The main reason for over-banking on the crosswind turn is the pilot has overestimated the airspeed of the model because of the its high ground speed. So when the decision to turn crosswind is made, usually too late, the model is slow to respond. The pilot, on realising the model has gone too far downwind, starts to panic and inputs more control. The resulting turn is much too tight with insufficient elevator to stop the nose 'digging in'. If the pilot is able to prevent a crash at this point the model often ends up flying downwind with a crash waiting to happen.
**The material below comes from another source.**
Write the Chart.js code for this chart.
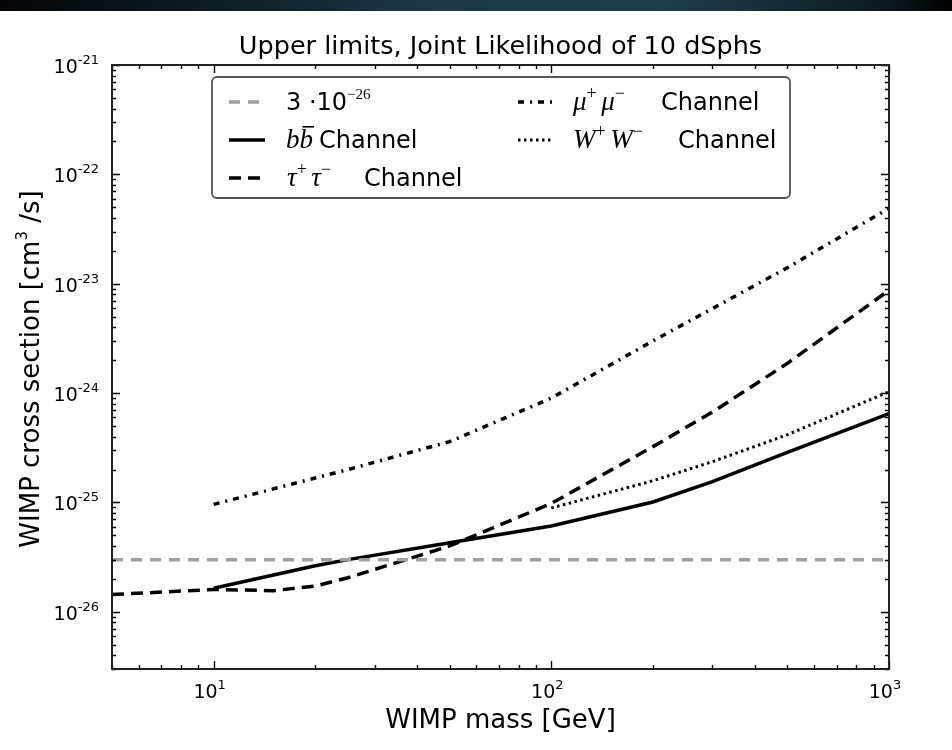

The secret is to:

1. Maintain the model's flying speed on the downwind leg.

2. Initiate the crosswind turn in plenty of time remembering that the model will continue to travel downwind until the crosswind track is established.

The turn into wind presents a different problem. Here the model has a tendency for the nose to rise as it leaves the turn allowing the wind to get underneath it and blow it backwards in a deeply stalled condition. From this there is little hope of regaining control and making a safe landing. The two main reasons for the nose of the model rising as it leaves the turn are:

1. The airspeed is too high for the attitude of the model.

2. The up elevator applied in the turn is not removed quickly enough.

To counteract this tendency the pilot must be ready to apply a small amount of down elevator. It is at this point that all those hours spent 'contour flying' the hill and practising flying towards yourself pay dividends as this is a crunch situation that requires a cool nerve and a steady hand. It is worth remembering that the wind is at its strongest at the top of the slope due to the venturi effect of the hill (see diagram)


The aim of this article is to help you develop the basic flying skills needed to make safe landings the norm rather than the exception. Having read the article I hope it has helped you to analyse the skills required and given you a clearer picture as to how to develop them.